O'Brien's a quality coach and clearly he and new Houston general manger Brian Gaine are already on the same page in a way O'Brien and former Texans GM Rick Smith never were. That has to help the atmosphere in Houston, where key injuries torpedoed the 2017 season after two consecutive division titles for the Texans in 2015-16. Quality coaching is more important than ever in the NFL, and when you have a good one, you should do whatever it takes to keep him.
- Have to admit, I didn't see the Brian Schottenheimer hiring at offensive coordinator coming in Seattle. Maybe he'll be just the guy to help diversity and re-tool the Seahawks around Russell Wilson's unique blend of talents, but I'm going to have to see it first to believe it.
With Schottenheimer back in a high-profile coordinator slot, Norv Turner and most of his family now employed in Carolina, two Grudens as head coaches in the NFL for the first time, and the NFC West featuring a Shanahan and a McVay, has a last name ever mattered more in NFL coaching?
- Nobody sounded like Keith Jackson behind the mic. Listening to him and Frank Broyles call a marquee matchup college football game on ABC on a Saturday afternoon in the fall was as good as it got. Jackson, who died Friday night at age 89, was so distinctive and yet almost everybody could mimic his trademark "Fumble!'' call, or his signature "Whoa, Nellie,'' which he reserved for the game's biggest turn of events.
If you've never heard Roy Firestone's Jackson impersonation, you haven't lived.
Just as with Dick Enberg, another broadcasting legend who died last month, Keith Jackson helped make watching sports on TV our country's real national pastime. RIP.
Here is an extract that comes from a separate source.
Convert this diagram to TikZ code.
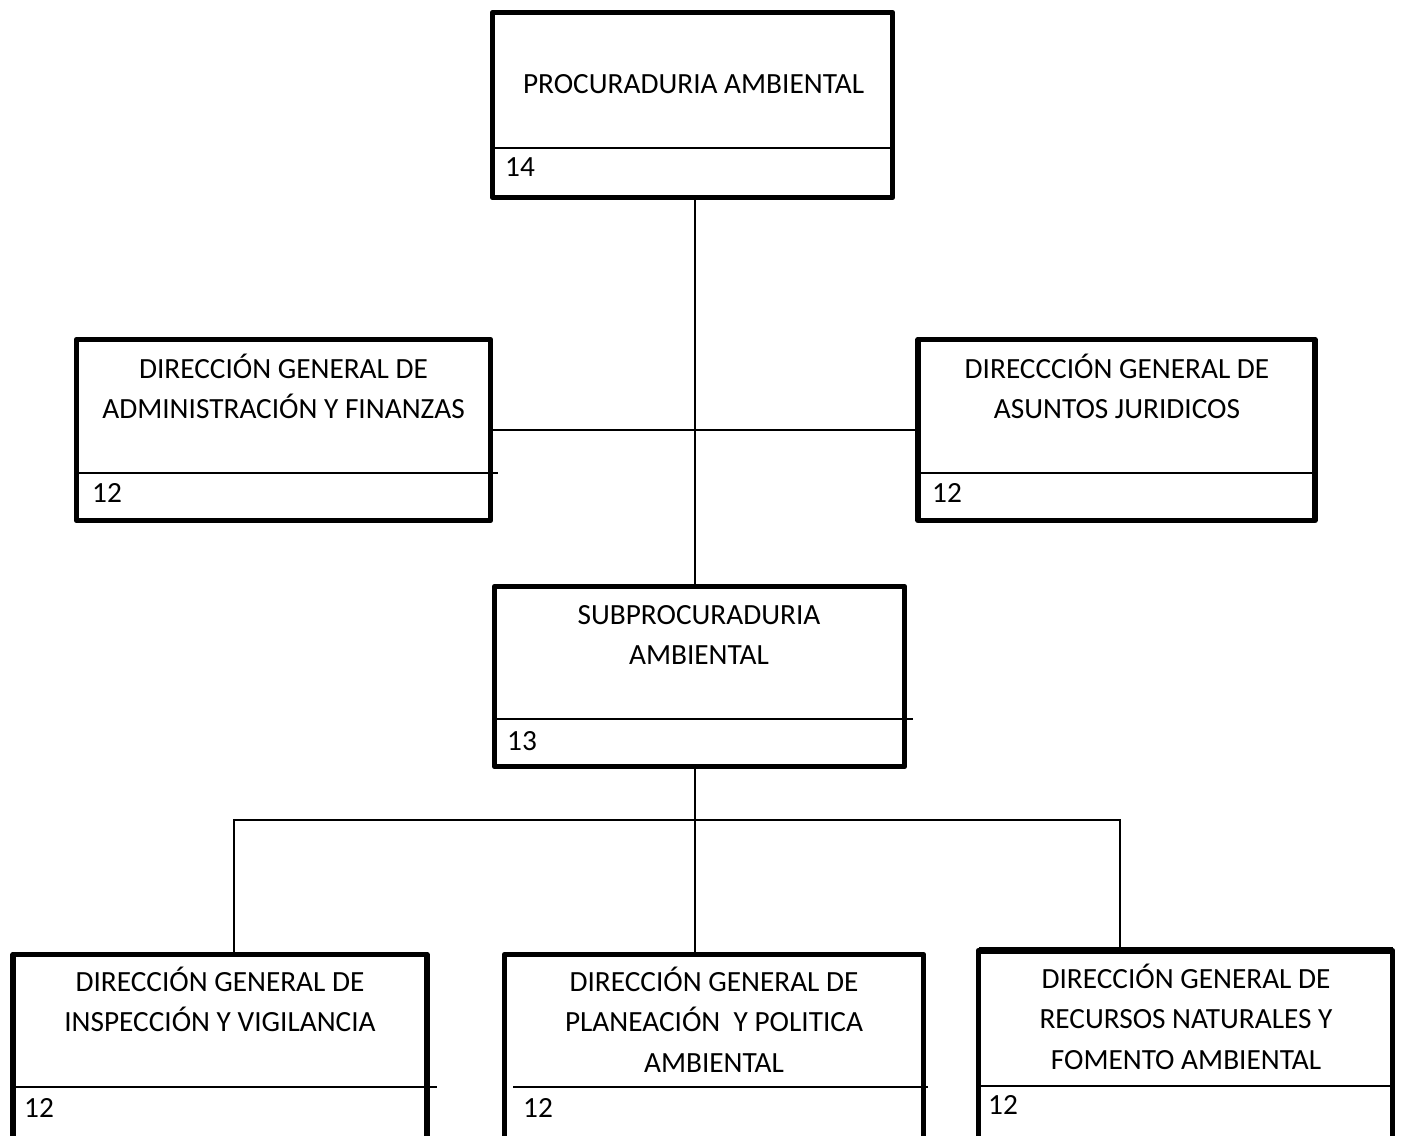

Ridiculously Cool Football Card of the Week
Well done, Nick Foles. That one was for all the maligned Eagles quarterbacks who ever donned the green and white and suffered the slings and arrows of doubt from the hometown crowd and beyond. Like, well, Norm Snead, whose very name seemed to encapsulate Philadelphia's lack of stature and reputation at the game's most pivotal position. Snead spent seven seasons with the Eagles, but he never could overcome the fact that he was traded to Philadelphia from Washington in 1964, in exchange for future Hall of Fame quarterback, Sonny Jurgensen. Snead's Eagles weren't very good and he never compiled a winning won-loss record in Philly, topping out at 5-5 in 1966. He averaged a mere four wins a year with the Eagles, and kicked around between Minnesota, the Giants and San Francisco in the final six seasons of his 17-year NFL career. Here he is on his 1969 Topps, a year in which he led the league in interceptions with 23.